One additional thought....
(David) Dear Christ the Word family,
If I can add one thought to Pastor Andrew's excellent sermon preparing us for our future in our new building...
Andrew is right in leading us to remember that worship is always directed in two directions: in praise of God and as rejoinder to the sins of the world. Gideon's altar built on the site of and with materials from the altar of Baal is just one biblical illustration of this principle.
Living in a culture whose besetting sins are sexual and a day in which sexual anarchy has invaded the Church requires that the character of our worship be unapologetically masculine in its fundamental principle. Worship of God the Father begins with fathers, not limp-wristed, narcissistic, self-doubting androgynes. And federal heads leading in worship will drive worship in a masculine direction.

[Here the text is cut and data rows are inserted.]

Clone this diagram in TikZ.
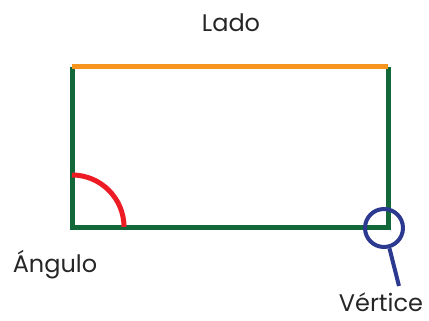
\documentclass[tikz,border=0pt]{standalone}
\usepackage{fontspec}
\setmainfont{Poppins}
\usepackage{tikz}
\usetikzlibrary{positioning}
\definecolor{SDgreen}{RGB}{18,104,56}
\definecolor{SDorange}{RGB}{247,148,29}
\definecolor{SDred}{RGB}{237,28,36}
\definecolor{SDblue}{RGB}{43,57,144}

\begin{document}
\begin{tikzpicture}[x=1pt, y=-1pt,
    lbl/.style={anchor=base, inner sep=0pt, font=\fontsize{24}{28}\selectfont, text=black!85}]
  \useasboundingbox (0,0) rectangle (429,321);
  \coordinate (tl) at (72,67);
  \coordinate (tr) at (388,67);
  \coordinate (bl) at (72,227);
  \coordinate (br) at (388,227);
  % sides
  \draw[SDgreen, line width=5pt] (tl) -- (bl) -- (br) -- (tr);
  \draw[SDorange, line width=5pt] (tl) -- (tr);
  % angle
  \draw[SDred, line width=5pt] (bl) ++(0,-52) arc[start angle=-90, end angle=0, radius=52];
  % vertex
  \node[draw=SDblue, line width=4pt, circle, minimum size=38pt, inner sep=0pt] (vert) at (384,228) {};
  \coordinate (vtail) at (399,286);
  \draw[SDblue, line width=4pt] (vert.-75) -- (vtail);
  % labels
  \node[lbl] (lado) at (231,32) {Lado};
  \node[lbl] (angulo) at (55,272) {Ángulo};
  \node[lbl] (vertice) at (381,311) {Vértice};
\end{tikzpicture}
\end{document}
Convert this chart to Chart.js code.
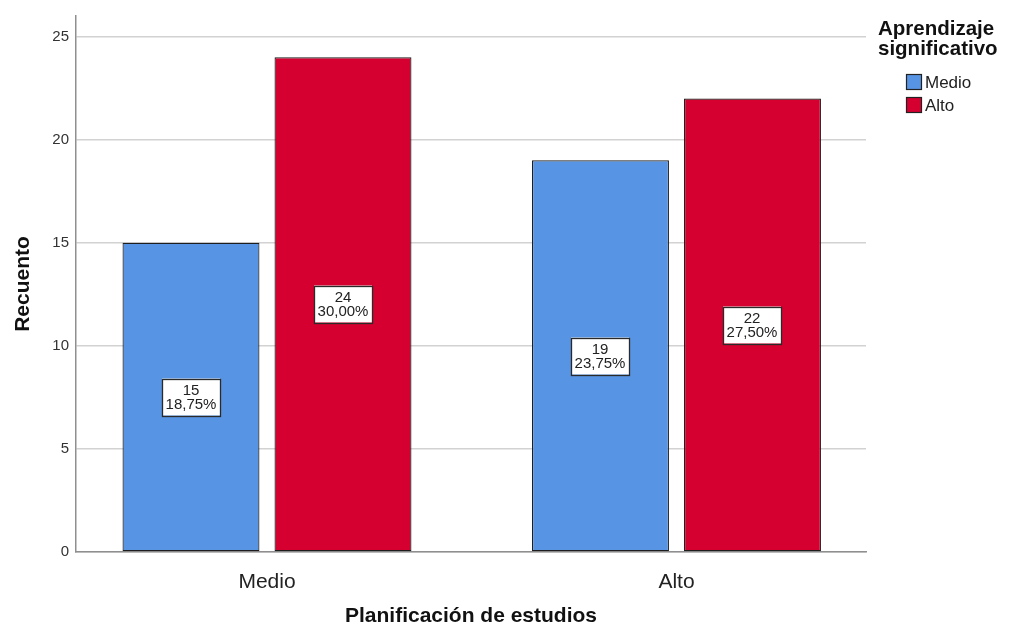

But there are two things to remember in the midst of this. First, and more as a by-the-way than as our principle point, worship tinged with femininity is entirely appropriate if you're a woman. The woman who touched Jesus' hem comes before him "trembling" when He asks, "Who touched me?" She shies from public notice and is frightened at His call to come forward. She is not the Roman centurion boldly asking Jesus to simply say the word for the healing of his servant. Yet she is a giant of faith; her faith and worship reflect feminine virtues, and they are glorious virtues--in a woman.
Second, and more importantly, masculine-tinged worship is not merely a rejoinder to the sins of our day and the gods of our age, it is a reflection of the timeless nature of public worship instituted and demanded by our God, who sets men as priests, made men his choristers and used warrior kings to lead His people in worship and to compose the psalter of His Church. At the heart of Old Testament worship was bloodshed and death on the scale of an abbatoir. It's inconceivable, despite the utensils, cooking, spices, herbs, incense and choral singing of Old Testament worship that any but a man would serve as priest in the temple of God. The work might appear the work of a woman in her kitchen--the life of a Jacob rather than an Esau--but the vicarious and propitiatory violence at its core, the bloodshed and butchery at the heart of worship instituted by God made it a fundamentally masculine occupation.
We can place women in our military and pretend that they make good killers, but it's a lie. The one thing men can and always will do better than women is destroy. And destruction, violence and death are never far away when we adore God in worship.
When we have worship in a masculine-tinged milieu, we simply follow the timeless direction of God and the specific example of His Son, who chose twelve men to lead His Bride.




Comments
David,
Your reference to priestly bloodshed and butchery are an apt description of what Tim does as he applies the two-edged sword in preparing me for the sacrifice. Thank God! Eternal souls are in grave danger.